White Turmeric/Mango Ginger
MGM Indian Foods brings mango ginger to the West
Six years ago, we were in Chiang Mai, in Northern Thailand, when our driver suggested one of his favorite restaurants for dinner: Khrua Doi Ped Ngam (Diamond Mountain Beautiful Kitchen), a restaurant specializing in "forest" or hill-tribe food, the cuisine of the indigenous ethnic groups of the Northern Thai mountains. One particularly delicious dish we ate there is a salad made of shredded white turmeric, which tastes like sweet-tart green mango and is a hard-to-find cousin of the familiar bright-yellow turmeric. That dish has lured us back every trip to Chiang Mai.
While designing a new spice garden for Madam Mam's on West Gate Boulevard, Mam requested that I try to locate white turmeric. After wading through reams of misinformation, I finally went to the definitive source: Jana Leong-Skornicková, the ginger taxonomist of the Singapore Botanic Gardens, and Puangpen Sirirugsa, expert on the 48 species of Curcuma that grow in Thailand. Both stated that "white turmeric" was indeed Curcuma mangga, a ginger relative with very light yellow/cream flesh and the taste of sweet-tart green mango. Knowing that it is also used in Indian cuisine, for chutneys, achar relishes, and curries, I spoke with professor K. Sata Sathasivan at the University of Texas, who directed me to Mathew Mathen at MGM Indian Foods (7429 Burnet Rd., 459-5353, www.mgmindianfoods.com).

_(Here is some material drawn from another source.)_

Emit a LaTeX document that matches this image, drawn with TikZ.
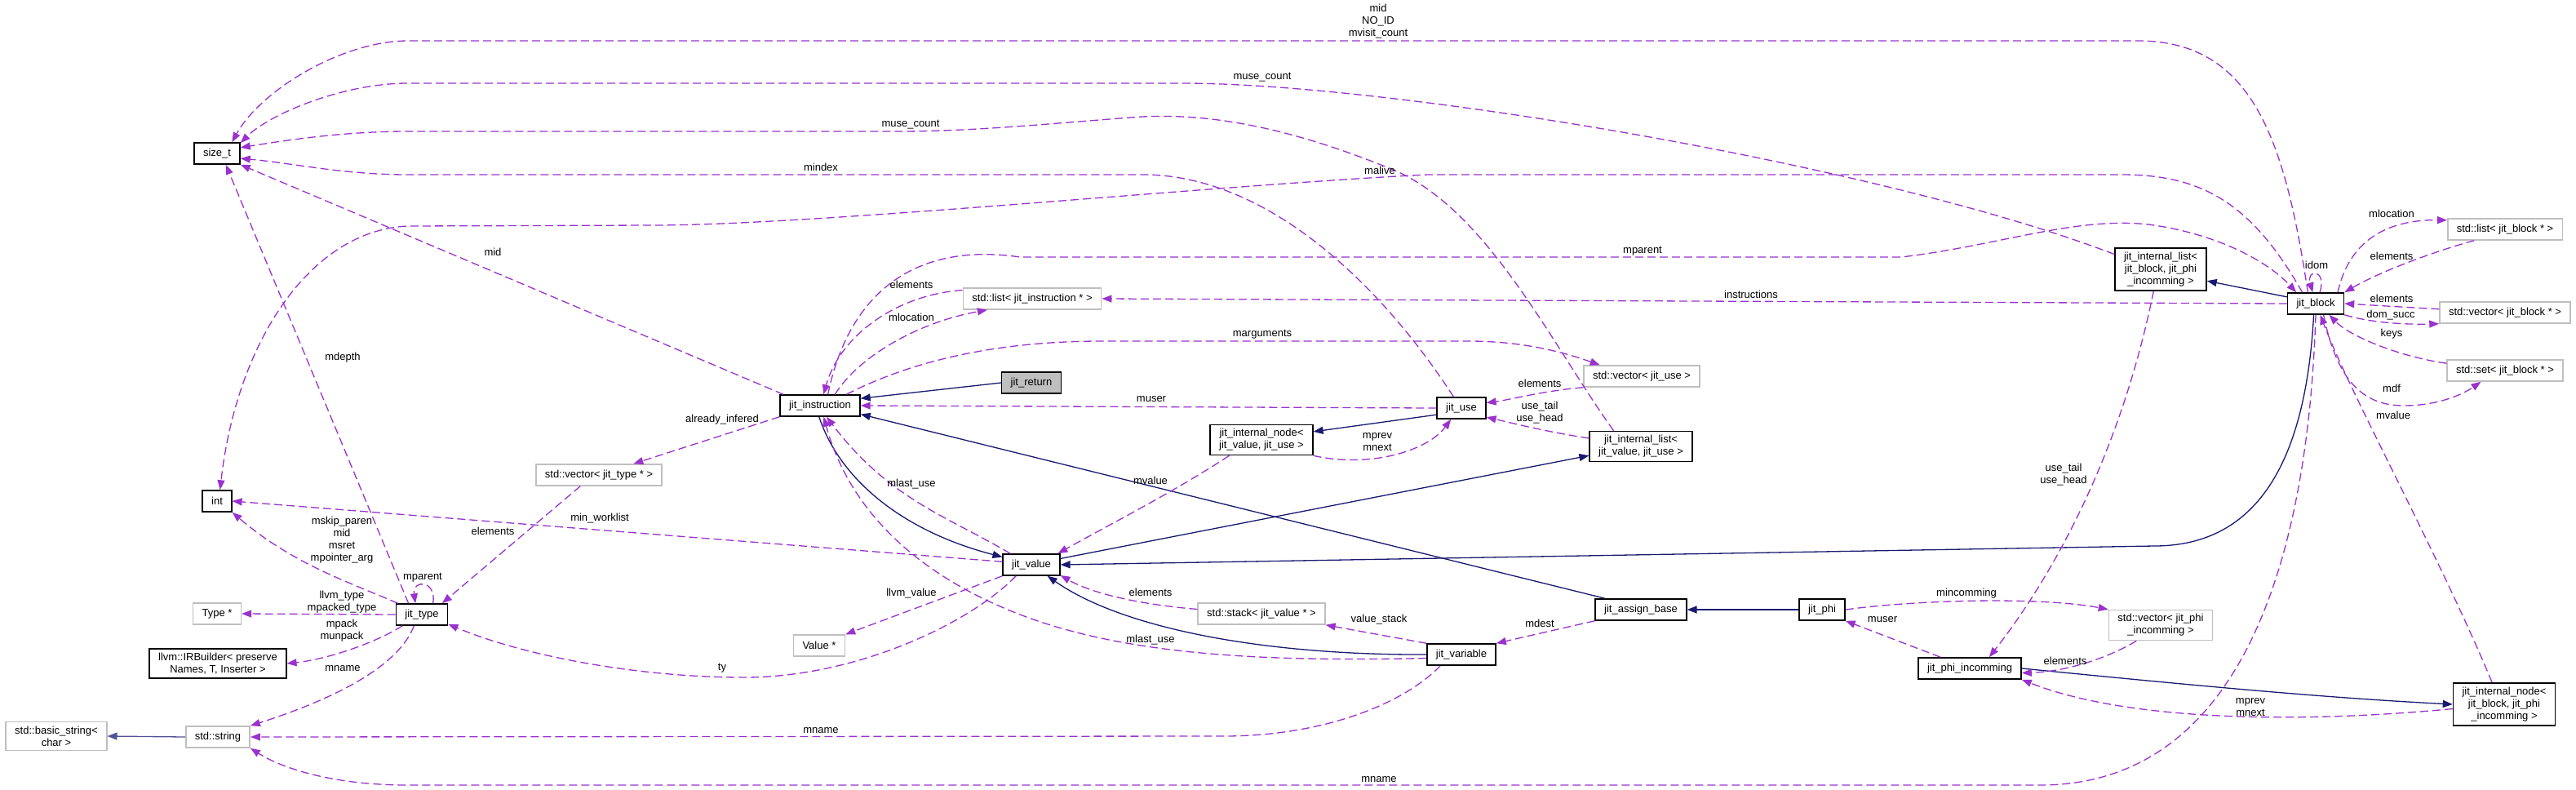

Indians use C. mangga in the South and an almost identical species, C. amada, in the North; both have that distinctive mango flavor and are known in India as "mango ginger." Mathen explained that he gets it in fresh for a limited time in the summer, shipped in from Fiji and Hawaii. For a truly sublime taste treat, we suggest that you get some fresh white turmeric/mango ginger, julienne it finely, combine it with some shallot, mint, and tropical fruits of your choosing, and dress it with a sweet-sour, slightly spicy vinaigrette.